The stuff Mark E Smith called “R+R as primal scream”. But let's
focus on that last clip for a second, what about the Minutemen?
“Punk
rock changed our lives.” Such heady words, can they actually be
backed up by anything? After all, detractors commonly claim the
politics in punk songs was crude, naïve and sloganistic. Which it
normally was. But, really, they're missing the point! I've often
laughed out loud at the earnest imbecility of punk lyrics, yet loved
the very same song.
These
were songs, not political treatises. Perhaps the
most classic hardcore lyric of all was by Ignition, “I know what my
anger means.” Punk was a means to articulate something inside you.
Punk songs did for you what spinach did for Popeye.
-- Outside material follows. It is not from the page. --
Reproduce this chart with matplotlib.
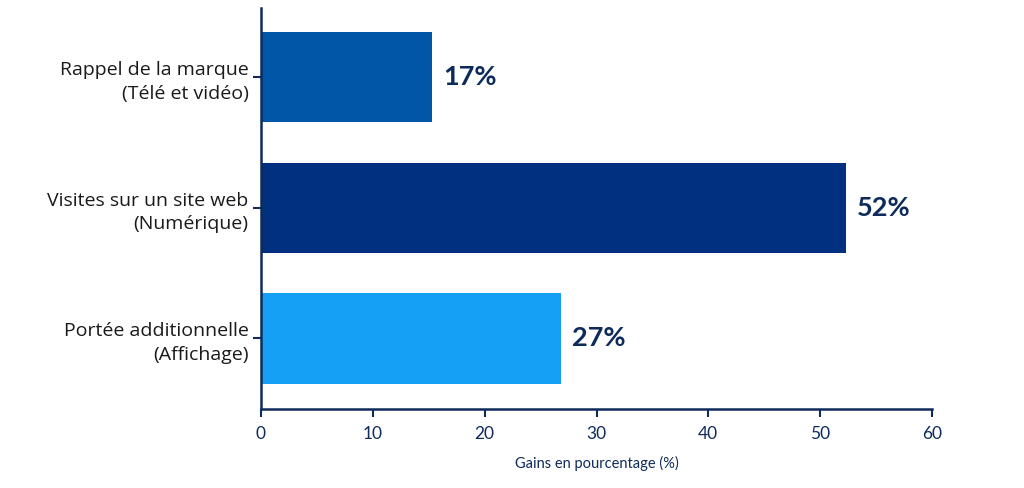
import matplotlib
matplotlib.use("Agg")
import matplotlib.pyplot as plt

categories = ["Rappel de la marque\n(Télé et vidéo)",
              "Visites sur un site web\n(Numérique)",
              "Portée additionnelle\n(Affichage)"]
values = [15.3, 52.3, 26.8]
value_labels = ["17%", "52%", "27%"]
colors = ["#0057A8", "#00307F", "#16A0F5"]
xticks = [0, 10, 20, 30, 40, 50, 60]
xlabel = "Gains en pourcentage (%)"

navy = "#0F2B5B"
plt.rcParams['font.family'] = ['Lato', 'DejaVu Sans']

fig = plt.figure(figsize=(10.24, 4.88), dpi=100)
ax = fig.add_axes([261/1024, 1 - 409/488, (932 - 261)/1024, (409 - 8)/488])

pos = list(range(len(categories)))
bars = ax.barh(pos, values, height=0.69, color=colors)
for b, lab in zip(bars, value_labels):
    ax.annotate(lab, (b.get_width(), b.get_y() + b.get_height()/2),
                xytext=(11, 0), textcoords="offset pixels",
                va="center", ha="left", fontsize=19.5, fontweight="bold", color=navy)

ax.set_ylim(2.54, -0.53)
ax.set_xlim(0, 60)
ax.set_xticks(xticks)
ax.set_yticks(pos)
ax.set_yticklabels(categories, fontsize=14, color="#1a1a1a", ha="right",
                   family=['Open Sans', 'DejaVu Sans'], linespacing=1.4)
ax.tick_params(axis="x", labelsize=12.5, labelcolor=navy, color=navy, length=6, width=1.5, pad=6)
ax.tick_params(axis="y", color=navy, length=6, width=1.5, pad=3)
for lab in ax.get_yticklabels():
    lab.set_multialignment("right")
ax.set_xlabel(xlabel, fontsize=10.5, color=navy, labelpad=10)

for s in ["top", "right"]:
    ax.spines[s].set_visible(False)
for s in ["left", "bottom"]:
    ax.spines[s].set_color(navy)
    ax.spines[s].set_linewidth(1.8)

fig.savefig("out.png", dpi=100)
Ther archetypal
hardcore band Bad Brains formed after the singer read a self-help
tract 'Positive Mental Attitude.' Like most punk
stories, that's absurd – but fittingly absurd.
Since
the blues days, singers and musicians had tended to change their
names – McKinley Morganfield becoming Muddy Waters and all the rest
of it. Those were something more than stage names, I can't imagine
anyone other than his mother still called Muddy 'McKinley'. But with
punk the audiences often changed their names too. Punk was a step
towards self-transformation. The first step towards not accepting the
world as it was - that was not accepting you as you were. From that
point on the watch-words were “question everything” and “be
self-reliant.” The hardcore resource guide everybody was expected
to read was called 'Book Your Own Fucking Life'.
And
that's what it's all about. We didn't come out of that the people who
went in. It did what it said on the lid. Punk rock changed our lives.